Cheffields-Pastonok-Kregling

Full Text:

(guest chef & McLaughlin wines @Cheffields, 4/11/97)

Tonight's Special: Guest Chef & Wine Dinner

BY SHANNON HICKS

Most times, a trained chef has to check his or her ego at the door when

accepting a job at a country club. After all, it is someone else's kitchen

they are making a living in, with set guidelines to fit into and the same

clientele to cook for almost daily.

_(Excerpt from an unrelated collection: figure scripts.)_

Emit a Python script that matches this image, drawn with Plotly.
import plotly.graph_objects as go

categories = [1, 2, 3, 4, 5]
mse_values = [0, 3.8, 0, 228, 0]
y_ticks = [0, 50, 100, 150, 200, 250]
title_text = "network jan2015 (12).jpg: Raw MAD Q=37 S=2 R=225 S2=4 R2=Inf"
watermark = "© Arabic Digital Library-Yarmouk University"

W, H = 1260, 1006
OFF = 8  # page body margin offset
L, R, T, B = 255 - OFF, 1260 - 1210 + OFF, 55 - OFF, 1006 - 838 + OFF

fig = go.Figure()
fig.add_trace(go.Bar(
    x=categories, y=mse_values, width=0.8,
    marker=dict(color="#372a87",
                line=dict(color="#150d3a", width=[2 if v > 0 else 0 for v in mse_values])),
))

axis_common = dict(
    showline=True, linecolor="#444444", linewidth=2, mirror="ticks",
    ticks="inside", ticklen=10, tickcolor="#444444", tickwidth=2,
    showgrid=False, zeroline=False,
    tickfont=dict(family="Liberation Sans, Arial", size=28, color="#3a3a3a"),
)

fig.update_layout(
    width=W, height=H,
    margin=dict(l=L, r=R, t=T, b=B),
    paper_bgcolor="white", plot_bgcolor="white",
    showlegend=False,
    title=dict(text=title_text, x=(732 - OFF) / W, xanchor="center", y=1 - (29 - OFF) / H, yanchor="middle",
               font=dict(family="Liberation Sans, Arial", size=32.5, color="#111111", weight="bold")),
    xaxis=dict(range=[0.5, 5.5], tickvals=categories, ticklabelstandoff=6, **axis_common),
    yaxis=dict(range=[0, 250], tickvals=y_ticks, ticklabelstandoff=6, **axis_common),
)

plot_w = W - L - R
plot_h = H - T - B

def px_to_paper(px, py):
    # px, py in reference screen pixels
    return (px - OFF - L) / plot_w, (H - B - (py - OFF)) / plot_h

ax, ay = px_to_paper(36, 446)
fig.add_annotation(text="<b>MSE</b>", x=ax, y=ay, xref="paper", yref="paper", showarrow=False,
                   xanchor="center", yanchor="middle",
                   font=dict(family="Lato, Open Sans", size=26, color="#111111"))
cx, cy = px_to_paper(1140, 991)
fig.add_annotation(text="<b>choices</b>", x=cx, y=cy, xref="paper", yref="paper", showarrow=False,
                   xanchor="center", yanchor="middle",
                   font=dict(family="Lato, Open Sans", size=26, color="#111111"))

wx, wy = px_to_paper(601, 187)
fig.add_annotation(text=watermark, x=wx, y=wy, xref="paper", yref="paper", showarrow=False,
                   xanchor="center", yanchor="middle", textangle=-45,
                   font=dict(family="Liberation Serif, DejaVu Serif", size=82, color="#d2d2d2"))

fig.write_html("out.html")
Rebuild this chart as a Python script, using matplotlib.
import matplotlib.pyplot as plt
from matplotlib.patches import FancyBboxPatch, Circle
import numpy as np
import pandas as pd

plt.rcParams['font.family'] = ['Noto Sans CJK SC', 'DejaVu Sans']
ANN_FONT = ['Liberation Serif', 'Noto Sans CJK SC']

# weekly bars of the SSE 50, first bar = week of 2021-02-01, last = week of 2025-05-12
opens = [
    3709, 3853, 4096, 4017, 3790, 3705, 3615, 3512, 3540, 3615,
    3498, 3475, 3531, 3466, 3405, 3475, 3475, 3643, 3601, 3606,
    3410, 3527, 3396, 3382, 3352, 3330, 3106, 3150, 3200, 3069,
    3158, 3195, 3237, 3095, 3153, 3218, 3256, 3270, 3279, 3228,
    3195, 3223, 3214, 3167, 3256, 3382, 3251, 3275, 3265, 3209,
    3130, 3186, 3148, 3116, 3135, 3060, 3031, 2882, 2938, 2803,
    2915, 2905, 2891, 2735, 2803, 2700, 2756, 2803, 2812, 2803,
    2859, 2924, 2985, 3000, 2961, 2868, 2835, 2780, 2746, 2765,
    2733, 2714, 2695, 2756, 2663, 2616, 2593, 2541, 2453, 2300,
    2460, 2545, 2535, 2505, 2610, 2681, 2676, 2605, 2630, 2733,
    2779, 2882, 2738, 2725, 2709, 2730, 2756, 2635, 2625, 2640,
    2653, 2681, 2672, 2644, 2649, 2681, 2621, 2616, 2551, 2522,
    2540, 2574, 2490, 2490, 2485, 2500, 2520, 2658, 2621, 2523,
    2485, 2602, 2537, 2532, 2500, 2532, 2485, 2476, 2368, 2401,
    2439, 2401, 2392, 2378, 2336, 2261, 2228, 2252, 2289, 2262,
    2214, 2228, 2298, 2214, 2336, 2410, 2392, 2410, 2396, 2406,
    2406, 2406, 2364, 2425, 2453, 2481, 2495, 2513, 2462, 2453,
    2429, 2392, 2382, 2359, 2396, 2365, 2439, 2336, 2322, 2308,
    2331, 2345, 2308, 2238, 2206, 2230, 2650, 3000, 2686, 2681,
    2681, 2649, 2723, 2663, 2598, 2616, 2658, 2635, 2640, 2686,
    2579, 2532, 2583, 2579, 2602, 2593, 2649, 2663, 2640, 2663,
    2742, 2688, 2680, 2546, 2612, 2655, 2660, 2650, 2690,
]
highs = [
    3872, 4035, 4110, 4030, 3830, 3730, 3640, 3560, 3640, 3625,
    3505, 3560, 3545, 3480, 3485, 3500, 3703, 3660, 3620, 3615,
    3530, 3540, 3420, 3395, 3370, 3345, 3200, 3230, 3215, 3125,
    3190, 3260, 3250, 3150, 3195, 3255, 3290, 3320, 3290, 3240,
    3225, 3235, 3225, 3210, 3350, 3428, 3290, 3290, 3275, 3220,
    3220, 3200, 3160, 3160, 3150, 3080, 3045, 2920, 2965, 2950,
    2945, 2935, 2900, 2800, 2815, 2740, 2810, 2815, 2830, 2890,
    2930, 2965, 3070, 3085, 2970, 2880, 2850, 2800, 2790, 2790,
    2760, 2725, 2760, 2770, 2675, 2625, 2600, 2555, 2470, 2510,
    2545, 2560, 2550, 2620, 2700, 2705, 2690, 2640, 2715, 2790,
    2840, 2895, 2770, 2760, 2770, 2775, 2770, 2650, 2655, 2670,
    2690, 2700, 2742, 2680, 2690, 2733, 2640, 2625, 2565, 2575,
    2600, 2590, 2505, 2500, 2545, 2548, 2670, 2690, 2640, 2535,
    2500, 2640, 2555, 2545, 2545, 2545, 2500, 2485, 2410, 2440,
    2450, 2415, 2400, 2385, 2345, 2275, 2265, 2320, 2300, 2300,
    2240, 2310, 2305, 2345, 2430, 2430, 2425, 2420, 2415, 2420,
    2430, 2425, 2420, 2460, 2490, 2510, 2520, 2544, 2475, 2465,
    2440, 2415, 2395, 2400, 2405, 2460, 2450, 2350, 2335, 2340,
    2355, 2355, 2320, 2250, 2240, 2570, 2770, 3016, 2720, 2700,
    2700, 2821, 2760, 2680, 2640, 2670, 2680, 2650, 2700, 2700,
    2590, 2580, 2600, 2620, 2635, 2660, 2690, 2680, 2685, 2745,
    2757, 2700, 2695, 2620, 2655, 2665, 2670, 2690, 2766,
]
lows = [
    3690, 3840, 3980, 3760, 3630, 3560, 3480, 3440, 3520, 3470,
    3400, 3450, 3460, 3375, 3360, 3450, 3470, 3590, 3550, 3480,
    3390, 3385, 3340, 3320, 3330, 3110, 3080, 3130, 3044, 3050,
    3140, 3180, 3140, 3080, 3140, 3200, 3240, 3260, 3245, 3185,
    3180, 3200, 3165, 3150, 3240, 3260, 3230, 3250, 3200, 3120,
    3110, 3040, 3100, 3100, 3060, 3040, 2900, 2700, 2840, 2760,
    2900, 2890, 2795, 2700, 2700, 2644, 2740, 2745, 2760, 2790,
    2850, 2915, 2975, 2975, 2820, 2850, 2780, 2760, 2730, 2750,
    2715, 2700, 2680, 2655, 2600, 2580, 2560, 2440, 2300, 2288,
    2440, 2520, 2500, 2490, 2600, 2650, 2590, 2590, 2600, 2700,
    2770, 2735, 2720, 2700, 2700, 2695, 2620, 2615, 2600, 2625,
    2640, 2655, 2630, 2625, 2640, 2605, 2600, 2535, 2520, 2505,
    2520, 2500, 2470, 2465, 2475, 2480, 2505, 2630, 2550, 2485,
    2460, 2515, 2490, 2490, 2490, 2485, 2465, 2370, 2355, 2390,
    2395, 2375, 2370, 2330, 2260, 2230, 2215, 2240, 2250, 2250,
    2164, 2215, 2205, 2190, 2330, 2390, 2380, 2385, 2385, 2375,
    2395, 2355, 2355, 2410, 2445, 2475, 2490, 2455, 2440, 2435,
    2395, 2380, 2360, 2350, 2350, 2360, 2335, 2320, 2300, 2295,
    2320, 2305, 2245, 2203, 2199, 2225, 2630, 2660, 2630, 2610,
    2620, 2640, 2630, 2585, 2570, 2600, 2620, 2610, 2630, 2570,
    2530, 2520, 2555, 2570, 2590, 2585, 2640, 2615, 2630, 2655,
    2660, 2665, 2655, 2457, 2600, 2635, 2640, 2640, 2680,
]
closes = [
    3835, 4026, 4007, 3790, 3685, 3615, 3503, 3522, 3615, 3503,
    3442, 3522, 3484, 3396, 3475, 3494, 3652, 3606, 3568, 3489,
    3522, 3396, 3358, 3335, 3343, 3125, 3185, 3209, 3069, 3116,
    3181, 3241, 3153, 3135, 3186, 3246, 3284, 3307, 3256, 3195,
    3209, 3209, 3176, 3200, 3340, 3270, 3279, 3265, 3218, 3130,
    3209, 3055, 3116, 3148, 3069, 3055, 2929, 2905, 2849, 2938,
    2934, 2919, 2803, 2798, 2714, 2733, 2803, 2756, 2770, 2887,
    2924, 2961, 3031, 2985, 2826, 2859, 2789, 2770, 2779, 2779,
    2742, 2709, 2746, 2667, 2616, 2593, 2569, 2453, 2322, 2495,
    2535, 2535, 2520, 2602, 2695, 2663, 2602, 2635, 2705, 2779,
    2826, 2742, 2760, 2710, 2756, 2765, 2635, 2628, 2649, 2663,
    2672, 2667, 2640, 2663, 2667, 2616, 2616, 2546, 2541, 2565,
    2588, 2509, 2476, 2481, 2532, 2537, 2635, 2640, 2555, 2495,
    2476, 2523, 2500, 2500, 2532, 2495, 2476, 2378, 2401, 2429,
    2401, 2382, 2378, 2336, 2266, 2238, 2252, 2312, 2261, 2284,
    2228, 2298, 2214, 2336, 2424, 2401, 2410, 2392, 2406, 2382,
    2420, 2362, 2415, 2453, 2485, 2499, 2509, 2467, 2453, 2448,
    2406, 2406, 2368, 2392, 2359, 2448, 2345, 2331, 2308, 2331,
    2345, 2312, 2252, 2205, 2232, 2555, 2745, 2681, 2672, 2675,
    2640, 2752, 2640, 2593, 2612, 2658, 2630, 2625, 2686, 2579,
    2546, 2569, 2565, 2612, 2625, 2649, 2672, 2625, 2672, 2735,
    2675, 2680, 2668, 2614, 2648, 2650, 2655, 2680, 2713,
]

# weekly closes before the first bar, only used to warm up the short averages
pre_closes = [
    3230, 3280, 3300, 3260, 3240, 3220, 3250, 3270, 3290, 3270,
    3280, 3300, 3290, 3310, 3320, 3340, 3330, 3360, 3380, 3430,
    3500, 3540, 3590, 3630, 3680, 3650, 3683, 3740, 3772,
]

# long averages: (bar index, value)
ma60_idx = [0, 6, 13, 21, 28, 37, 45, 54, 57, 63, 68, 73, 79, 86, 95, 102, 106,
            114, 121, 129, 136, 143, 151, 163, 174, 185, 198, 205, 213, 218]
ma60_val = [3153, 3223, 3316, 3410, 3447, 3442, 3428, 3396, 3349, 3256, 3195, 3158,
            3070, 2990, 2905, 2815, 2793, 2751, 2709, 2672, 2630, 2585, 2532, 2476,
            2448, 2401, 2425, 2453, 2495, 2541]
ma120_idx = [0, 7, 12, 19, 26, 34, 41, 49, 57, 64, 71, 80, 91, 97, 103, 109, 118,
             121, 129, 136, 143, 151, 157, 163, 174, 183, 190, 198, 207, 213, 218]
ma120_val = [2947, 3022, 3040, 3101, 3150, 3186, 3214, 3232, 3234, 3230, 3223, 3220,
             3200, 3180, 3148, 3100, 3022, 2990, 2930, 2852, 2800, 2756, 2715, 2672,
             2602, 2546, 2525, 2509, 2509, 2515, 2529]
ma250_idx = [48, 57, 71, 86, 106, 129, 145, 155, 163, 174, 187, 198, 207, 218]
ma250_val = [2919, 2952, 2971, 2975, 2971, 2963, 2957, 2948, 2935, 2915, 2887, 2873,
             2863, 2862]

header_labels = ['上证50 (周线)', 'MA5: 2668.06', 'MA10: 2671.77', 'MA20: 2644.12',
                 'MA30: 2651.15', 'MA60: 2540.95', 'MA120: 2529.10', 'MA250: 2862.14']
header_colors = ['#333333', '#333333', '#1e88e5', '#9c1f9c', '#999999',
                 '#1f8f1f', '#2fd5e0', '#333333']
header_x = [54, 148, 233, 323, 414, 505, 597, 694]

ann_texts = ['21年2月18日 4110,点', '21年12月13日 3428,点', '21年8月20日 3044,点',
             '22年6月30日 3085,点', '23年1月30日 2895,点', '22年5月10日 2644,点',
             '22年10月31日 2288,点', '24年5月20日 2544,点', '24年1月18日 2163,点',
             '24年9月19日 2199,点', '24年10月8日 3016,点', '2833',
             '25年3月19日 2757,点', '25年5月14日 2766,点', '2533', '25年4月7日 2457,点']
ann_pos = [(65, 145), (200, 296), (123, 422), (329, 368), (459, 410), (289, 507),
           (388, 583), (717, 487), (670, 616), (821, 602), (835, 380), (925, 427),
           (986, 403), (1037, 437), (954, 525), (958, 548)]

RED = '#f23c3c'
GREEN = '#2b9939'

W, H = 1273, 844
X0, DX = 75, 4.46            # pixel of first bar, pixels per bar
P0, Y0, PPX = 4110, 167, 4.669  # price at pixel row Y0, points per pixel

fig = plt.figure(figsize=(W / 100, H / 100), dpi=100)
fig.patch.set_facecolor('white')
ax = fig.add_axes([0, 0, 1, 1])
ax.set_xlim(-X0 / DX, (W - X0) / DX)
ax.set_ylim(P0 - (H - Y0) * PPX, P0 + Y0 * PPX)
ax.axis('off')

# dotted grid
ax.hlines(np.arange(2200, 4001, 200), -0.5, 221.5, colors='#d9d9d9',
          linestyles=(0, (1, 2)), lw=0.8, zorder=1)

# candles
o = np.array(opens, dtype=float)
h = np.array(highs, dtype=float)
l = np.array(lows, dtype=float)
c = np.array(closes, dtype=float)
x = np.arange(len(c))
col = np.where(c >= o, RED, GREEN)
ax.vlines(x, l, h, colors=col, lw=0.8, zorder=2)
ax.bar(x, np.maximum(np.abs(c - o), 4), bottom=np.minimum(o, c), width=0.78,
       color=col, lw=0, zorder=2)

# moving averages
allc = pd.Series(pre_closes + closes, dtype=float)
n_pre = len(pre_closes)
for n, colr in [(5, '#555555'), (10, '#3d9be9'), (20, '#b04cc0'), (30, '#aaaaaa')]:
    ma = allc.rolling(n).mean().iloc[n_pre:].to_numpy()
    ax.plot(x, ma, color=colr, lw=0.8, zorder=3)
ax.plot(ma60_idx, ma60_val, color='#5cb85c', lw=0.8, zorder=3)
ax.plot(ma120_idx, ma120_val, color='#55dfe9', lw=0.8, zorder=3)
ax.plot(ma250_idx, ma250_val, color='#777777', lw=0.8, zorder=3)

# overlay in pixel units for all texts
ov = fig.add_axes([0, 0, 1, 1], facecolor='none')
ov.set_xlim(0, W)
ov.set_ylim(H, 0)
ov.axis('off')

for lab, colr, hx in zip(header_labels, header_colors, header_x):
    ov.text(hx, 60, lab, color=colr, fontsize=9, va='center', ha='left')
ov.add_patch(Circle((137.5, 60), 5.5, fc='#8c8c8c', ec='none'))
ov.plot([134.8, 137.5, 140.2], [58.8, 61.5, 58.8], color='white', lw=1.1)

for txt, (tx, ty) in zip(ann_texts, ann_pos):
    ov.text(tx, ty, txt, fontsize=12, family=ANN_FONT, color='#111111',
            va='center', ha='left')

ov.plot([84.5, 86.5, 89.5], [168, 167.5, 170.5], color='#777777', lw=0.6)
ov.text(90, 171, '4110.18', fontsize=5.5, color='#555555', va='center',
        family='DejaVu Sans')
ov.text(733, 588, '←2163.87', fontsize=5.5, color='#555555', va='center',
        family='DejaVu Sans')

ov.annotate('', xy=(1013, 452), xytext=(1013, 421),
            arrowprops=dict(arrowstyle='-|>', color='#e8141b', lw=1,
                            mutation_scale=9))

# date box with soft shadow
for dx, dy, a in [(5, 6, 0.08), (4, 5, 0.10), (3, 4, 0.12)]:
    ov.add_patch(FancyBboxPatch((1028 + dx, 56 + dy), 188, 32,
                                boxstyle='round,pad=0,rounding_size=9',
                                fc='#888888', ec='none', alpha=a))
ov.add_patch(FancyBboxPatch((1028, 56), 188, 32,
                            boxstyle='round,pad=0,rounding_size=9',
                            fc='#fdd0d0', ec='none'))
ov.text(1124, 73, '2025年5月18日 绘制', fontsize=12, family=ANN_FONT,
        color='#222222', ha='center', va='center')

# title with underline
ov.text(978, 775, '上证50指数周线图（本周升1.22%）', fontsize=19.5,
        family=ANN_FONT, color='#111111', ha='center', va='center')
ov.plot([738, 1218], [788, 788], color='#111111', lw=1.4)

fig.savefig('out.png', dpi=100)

A country club chef can make dishes as

memorable as possible, but there are constraints that do not allow him to

conjure up an evening or afternoon special on his own whims.

Club members are the ones ahead of the game, dining as they are on food

prepared by some of the best chefs in the world. It is the general public, the

non-members, who is missing out on culinary treats whipped up by these masters

of the palette.

Which is why when a restaurant opens its kitchen to a guest chef, the public

takes notice. Food lovers were offered such a chance recently when George

Pastorek, co-owner of G.P. Cheffields in Newtown, opened his kitchen to Wayne

Kregling.

Mr Kregling, the executive chef at Fairfield's Brooklawn Country Club for

three years and the former owner of Scribner's in Milford, was invited to

create a "Gourmet Guest Chef Wine Dinner" on March 26. Over 50 guests turned

out, including a number of Mr Kregling's peers: chefs from surrounding country

clubs.

"I like to do dinners like these," Mr Kregling said. "At the club, you don't

get a chance to show off as much."

No stranger in the food department himself, Mr Pastorek grew up cooking, then

studied at Johnson & Wales University before working for others in New York

City, including Leona Helmsley, and opening a restaurant in Shelton.

Mr Pastorek provided hors d'oeuvres and dessert; Mr Kregling handled the three

courses in between. Morgen McLaughlin, manager of McLaughlin Vineyards in

Sandy Hook, supplied the evening's wine.

"That's how you start when you're planning a dinner," Mr Pastorek explained.

"You decide on the wine, and go from there."

Ms McLaughlin provided a 1995 Chardonnay, a 1992 Coyote (a white table wine),

a 1995 Riesling (another white) and a 1993 Cabernet.

Cheffields presented dinner guests with a raw bar, smoked salmon in wonton

shells, tuna tartar on wonton shells and mini crabcakes for starters.

Mr Kregling's initial offering was chicken-fried lobster with truffled grits,

collared greens and lobster gravy, with a touch of apple-ketchup.

Following was arctic char and tomato confit (slow poached duck); a saga blue

cheese souffle with pear salad with verjus (a grape juice-mustard seed

dressing), a carrot coreander with crab meat on the side, and turned zucchini,

carrots and beets in orange sauce. Prepping for the meal took three days.

"Every one of the sauces was from scratch," Mr Kregling said, "and that was

noticed. I heard good and excellent comments from my peers. I consider it a

success, then."

The guest chef dinner with Mr Kregling was the first such event Cheffields

hosted, but not the last, says Mr Pastorek. Future dinners will not take place

before the fall, after country clubs work through their busy season.

Until then, diners at Cheffields will continue to delight in the delicious

creations Mr Pastorek passionately cooks up each night in his own kitchen.